Realms of the Dead edited by Susan J. Morris
Posted by travizzt on January 29, 2010
Realms of the Dead edited by Susan J. Morris was released in 2010. This is an anthology based in the Forgotten Realms setting. This anthology is composed of twelve short stories written by Richard Lee Byers, Lisa Smedman, Erin M. Evans, Bruce R. Cordell, Jaleigh Johnson, Christopher Rowe, Philip Athans, Richard Baker, Rosemary Jones, Ed Greenwood, Erik Scott de Bie, and R. A. Salvatore. This anthology is included with Richard Lee Byer’s The Haunted Lands trilogy, and deals with all things undead.
“Pieces” by Richard Lee Byers
The story follows the events after the second book in The Haunted Lands trilogy entitled Undead. Bareris Anskuld was a bard in life, and still is in death. Along with the specter of a paladin named Mirror, Bareris seeks revenge for the ‘re-death’ of his love. In this story, Mirror and Bareris go to join a resistance group against the undead horde that the lich Szass Tam rose to take over the land of Thay. But it’s hard for undead to join a group opposing the undead.

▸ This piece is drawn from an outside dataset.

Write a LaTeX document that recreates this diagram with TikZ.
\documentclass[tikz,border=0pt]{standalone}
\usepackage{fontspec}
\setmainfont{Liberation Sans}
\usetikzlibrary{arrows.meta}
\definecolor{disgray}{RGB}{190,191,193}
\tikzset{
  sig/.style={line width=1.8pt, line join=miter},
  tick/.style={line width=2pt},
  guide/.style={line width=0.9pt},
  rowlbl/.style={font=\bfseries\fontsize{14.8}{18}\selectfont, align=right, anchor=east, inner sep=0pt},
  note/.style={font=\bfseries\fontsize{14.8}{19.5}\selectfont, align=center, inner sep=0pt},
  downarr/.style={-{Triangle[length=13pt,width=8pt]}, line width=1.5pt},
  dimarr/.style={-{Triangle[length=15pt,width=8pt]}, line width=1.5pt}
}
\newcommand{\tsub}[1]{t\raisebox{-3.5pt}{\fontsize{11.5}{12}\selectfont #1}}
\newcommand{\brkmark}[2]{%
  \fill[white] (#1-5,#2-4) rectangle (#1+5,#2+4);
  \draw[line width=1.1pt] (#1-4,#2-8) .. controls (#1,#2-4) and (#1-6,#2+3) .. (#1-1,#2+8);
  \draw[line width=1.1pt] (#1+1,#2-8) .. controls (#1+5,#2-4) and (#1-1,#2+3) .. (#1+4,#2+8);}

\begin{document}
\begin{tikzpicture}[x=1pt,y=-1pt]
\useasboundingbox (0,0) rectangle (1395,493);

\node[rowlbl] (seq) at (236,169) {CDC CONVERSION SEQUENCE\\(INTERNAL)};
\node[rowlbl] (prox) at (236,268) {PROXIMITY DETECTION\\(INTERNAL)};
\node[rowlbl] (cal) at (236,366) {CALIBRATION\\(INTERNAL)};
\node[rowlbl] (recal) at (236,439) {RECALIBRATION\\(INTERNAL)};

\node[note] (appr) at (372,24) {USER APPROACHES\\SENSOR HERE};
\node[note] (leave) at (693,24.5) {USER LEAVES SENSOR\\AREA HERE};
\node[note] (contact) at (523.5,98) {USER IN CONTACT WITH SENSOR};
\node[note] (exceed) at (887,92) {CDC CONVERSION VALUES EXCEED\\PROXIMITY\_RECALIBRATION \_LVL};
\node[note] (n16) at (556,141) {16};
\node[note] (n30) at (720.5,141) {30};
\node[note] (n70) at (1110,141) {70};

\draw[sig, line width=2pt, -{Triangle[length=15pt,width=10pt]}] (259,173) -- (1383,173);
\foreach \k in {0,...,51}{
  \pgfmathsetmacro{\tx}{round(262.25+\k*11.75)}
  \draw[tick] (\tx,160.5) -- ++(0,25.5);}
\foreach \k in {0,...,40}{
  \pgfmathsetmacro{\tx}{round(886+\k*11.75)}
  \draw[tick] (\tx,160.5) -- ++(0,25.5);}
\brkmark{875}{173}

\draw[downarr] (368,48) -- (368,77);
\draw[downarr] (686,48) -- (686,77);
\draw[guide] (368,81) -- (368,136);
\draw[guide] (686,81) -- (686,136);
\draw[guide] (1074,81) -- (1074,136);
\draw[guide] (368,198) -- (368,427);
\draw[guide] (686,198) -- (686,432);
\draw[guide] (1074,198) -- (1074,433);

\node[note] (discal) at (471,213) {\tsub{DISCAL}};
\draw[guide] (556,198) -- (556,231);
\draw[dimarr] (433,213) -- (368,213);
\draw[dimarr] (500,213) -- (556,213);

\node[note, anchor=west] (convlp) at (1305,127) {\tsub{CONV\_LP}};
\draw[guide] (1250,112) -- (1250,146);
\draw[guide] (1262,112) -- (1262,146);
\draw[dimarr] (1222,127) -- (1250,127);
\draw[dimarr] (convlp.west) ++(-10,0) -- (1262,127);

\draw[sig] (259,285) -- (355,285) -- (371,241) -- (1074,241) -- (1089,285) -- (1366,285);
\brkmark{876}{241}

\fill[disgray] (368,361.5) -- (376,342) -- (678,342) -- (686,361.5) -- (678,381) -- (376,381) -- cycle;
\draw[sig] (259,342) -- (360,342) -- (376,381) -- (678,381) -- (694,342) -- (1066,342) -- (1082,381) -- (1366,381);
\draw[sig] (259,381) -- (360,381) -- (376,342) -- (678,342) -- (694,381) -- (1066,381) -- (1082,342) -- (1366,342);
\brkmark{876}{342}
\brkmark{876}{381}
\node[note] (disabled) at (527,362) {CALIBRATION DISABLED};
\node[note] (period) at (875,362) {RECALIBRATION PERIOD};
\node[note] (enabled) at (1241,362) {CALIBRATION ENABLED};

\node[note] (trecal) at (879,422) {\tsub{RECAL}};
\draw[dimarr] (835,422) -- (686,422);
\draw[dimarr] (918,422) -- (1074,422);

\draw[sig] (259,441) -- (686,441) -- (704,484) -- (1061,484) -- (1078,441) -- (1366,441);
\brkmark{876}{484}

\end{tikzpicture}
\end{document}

1) Undead. I didn’t really care for how a few of these undead were explained. It didn’t really paint a vivid picture in my mind and kind of was a bit of a bummer.
1) Bareris. Now I liked Bareris in the trilogy, a lot. His thirst for revenge is something that you can really feel. That and he is one of the coolest bards in any story.

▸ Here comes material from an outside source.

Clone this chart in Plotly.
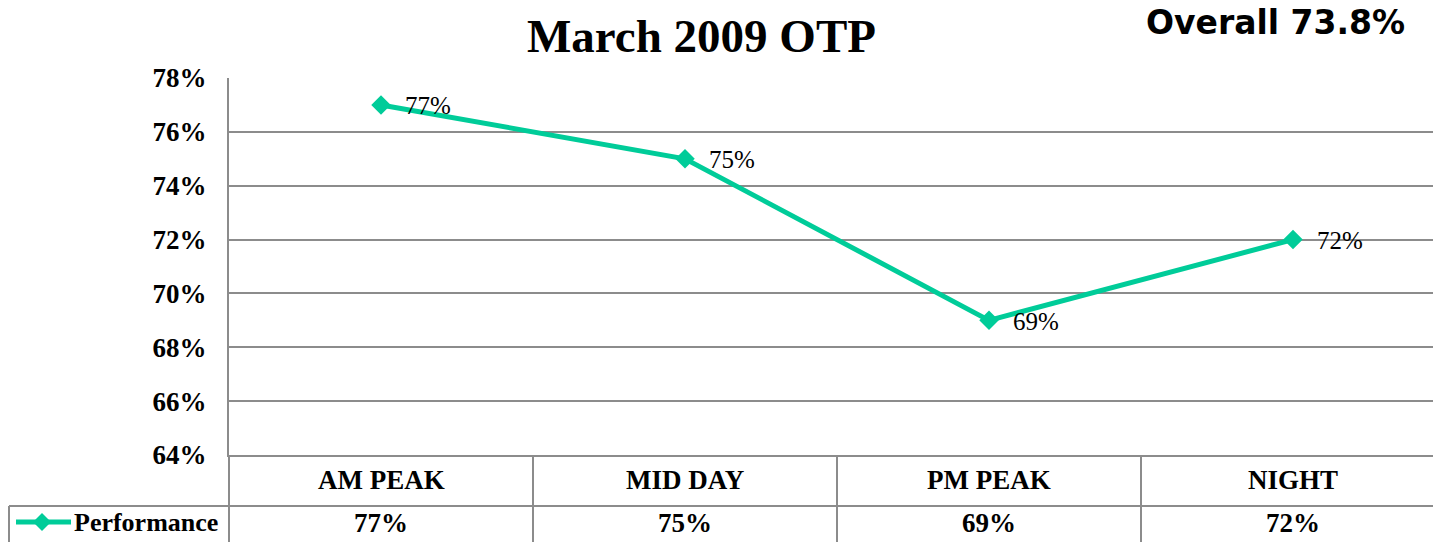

2) The Ending. It’s was dark and it really worked considering the premise of the anthology and trilogy itself is about death. The ‘twist’ it takes I really enjoyed.
*Even though I didn’t really like the undead description’s, it was an interesting story with a great ending and with a character I really enjoyed.
“Soul Steel” by Lisa Smedman
This short story is about revenge. A green elf by the name of Trelwyn wants to avenge the death of her brother, who saw their queen having an affair with a lover. The queen had him sentenced to death, and when Trelwyn finds out the truth, she goes to a dark elf lich to make a sword that will steal the soul of the queen. However, during her revenge things don’t go according to plan.
1) Terms. There were a few words that I had never heard of that pop up in the story. For example, I never really heard of a green elf till this story, and upon some research, they are wild elves. Why not just call them that? Also, the word Trunadar was brought up a few times and, at first I thought it was yet another name for the green elves, when in fact it’s their village name. Which was never mentioned as being such and barely hinted at.
2) Ending. I didn’t really care for it, but it was bad. I just don’t understand how these two characters would seem to trust one another, it just seemed like a stretch.
1) Revenge Story. I really enjoyed the revenge story. I thought it was really interesting and had a really good premise. It was enjoyable and exciting at the same time. Also, I liked the added ironic touch of using a drow weapon to kill the queen.
2) Twist. I really enjoyed the twist the story takes. I’m not going to give it away, but while it was a little simple and convenient, I thought it made sense and was kind of unexpected.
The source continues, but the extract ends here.